§ Problem description:
Starting with the first line below, extract each line through the one that contains "return 105.0 + 0.407 * v", inclusive, excluding pictures.

§ Given information:
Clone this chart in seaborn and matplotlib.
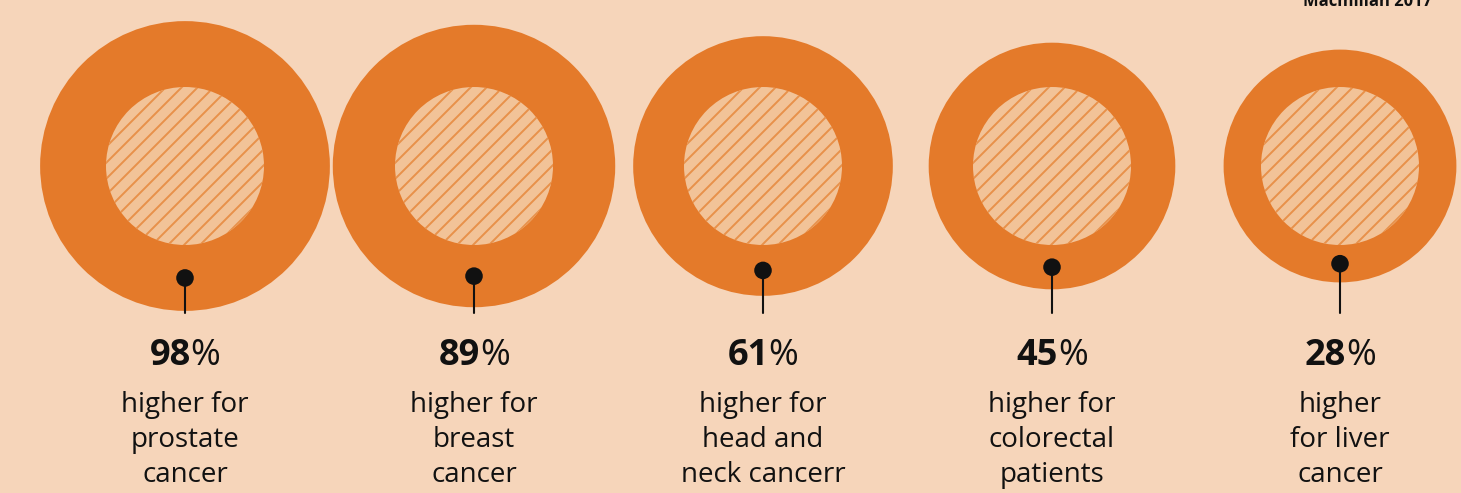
import matplotlib
matplotlib.use("Agg")
import matplotlib.pyplot as plt
from matplotlib.patches import Circle
import numpy as np
import pandas as pd
import seaborn as sns

# ---- data ----
values = [98, 89, 61, 45, 28]
labels = ["higher for\nprostate\ncancer",
          "higher for\nbreast\ncancer",
          "higher for\nhead and\nneck cancerr",
          "higher for\ncolorectal\npatients",
          "higher\nfor liver\ncancer"]
source = "Macmillan 2017"

# ---- style ----
BG = "#F6D5BA"
RING = "#E47A2A"
INNER = "#F2C398"
HATCH = "#E8914A"
INK = "#111111"

sns.set_theme(style="white")
plt.rcParams["font.family"] = ["Open Sans", "DejaVu Sans"]

W, H = 1461, 493
fig = plt.figure(figsize=(W / 100, H / 100), dpi=100, facecolor=BG)
ax = fig.add_axes([0, 0, 1, 1])
ax.set_facecolor(BG)
ax.set_xlim(0, W)
ax.set_ylim(H, 0)
ax.set_aspect("equal")
ax.axis("off")

centers_x = [185, 474, 763, 1052, 1340]
cy = 166
r_inner = 79

def outer_r(v):
    return 105.0 + 0.407 * v

dots = []
for cx, v in zip(centers_x, values):
    R = outer_r(v)
    ax.add_patch(Circle((cx, cy), R, facecolor=RING, edgecolor="none", zorder=1))
    inner = Circle((cx, cy), r_inner, facecolor=INNER, edgecolor="none", zorder=2)
    ax.add_patch(inner)
    # diagonal hatch lines clipped to the inner circle
    step = 16.0
    for c in np.arange(-2 * r_inner, 2 * r_inner + step, step):
        xs = np.array([cx - 2 * r_inner, cx + 2 * r_inner])
        ys = cy - (xs - cx) - c
        ln, = ax.plot(xs, ys, color=HATCH, lw=1.4, zorder=3, solid_capstyle="butt")
        ln.set_clip_path(inner)
    dot_y = (cy + r_inner + cy + R) / 2
    dots.append((cx, dot_y))
    ax.plot([cx, cx], [dot_y, 313], color=INK, lw=1.5, zorder=4)

dots_df = pd.DataFrame(dots, columns=["x", "y"])
sns.scatterplot(data=dots_df, x="x", y="y", s=160, color=INK, edgecolor="none",
                zorder=5, ax=ax, legend=False)
ax.set_xlim(0, W)
ax.set_ylim(H, 0)
ax.axis("off")

fig.canvas.draw()
renderer = fig.canvas.get_renderer()

for cx, v, lab in zip(centers_x, values, labels):
    t1 = ax.text(0, 0, f"{v}", fontsize=26, fontweight="bold", color=INK,
                 ha="left", va="baseline")
    t2 = ax.text(0, 0, "%", fontsize=26, fontweight="normal", color=INK,
                 ha="left", va="baseline")
    w1 = t1.get_window_extent(renderer).width
    w2 = t2.get_window_extent(renderer).width
    total = w1 + w2
    x0 = cx - total / 2
    t1.set_position((x0, 365))
    t2.set_position((x0 + w1, 365))
    for i, line in enumerate(lab.split("\n")):
        ax.text(cx, 412 + i * 35, line, fontsize=20, color=INK,
                ha="center", va="baseline")

ax.text(1432, 6, source, fontsize=12, fontweight="bold", color=INK,
        ha="right", va="baseline")

fig.savefig("out.png", dpi=100, facecolor=BG)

§ Task solution:
Clone this chart in seaborn and matplotlib.
import matplotlib
matplotlib.use("Agg")
import matplotlib.pyplot as plt
from matplotlib.patches import Circle
import numpy as np
import pandas as pd
import seaborn as sns

# ---- data ----
values = [98, 89, 61, 45, 28]
labels = ["higher for\nprostate\ncancer",
          "higher for\nbreast\ncancer",
          "higher for\nhead and\nneck cancerr",
          "higher for\ncolorectal\npatients",
          "higher\nfor liver\ncancer"]
source = "Macmillan 2017"

# ---- style ----
BG = "#F6D5BA"
RING = "#E47A2A"
INNER = "#F2C398"
HATCH = "#E8914A"
INK = "#111111"

sns.set_theme(style="white")
plt.rcParams["font.family"] = ["Open Sans", "DejaVu Sans"]

W, H = 1461, 493
fig = plt.figure(figsize=(W / 100, H / 100), dpi=100, facecolor=BG)
ax = fig.add_axes([0, 0, 1, 1])
ax.set_facecolor(BG)
ax.set_xlim(0, W)
ax.set_ylim(H, 0)
ax.set_aspect("equal")
ax.axis("off")

centers_x = [185, 474, 763, 1052, 1340]
cy = 166
r_inner = 79

def outer_r(v):
    return 105.0 + 0.407 * v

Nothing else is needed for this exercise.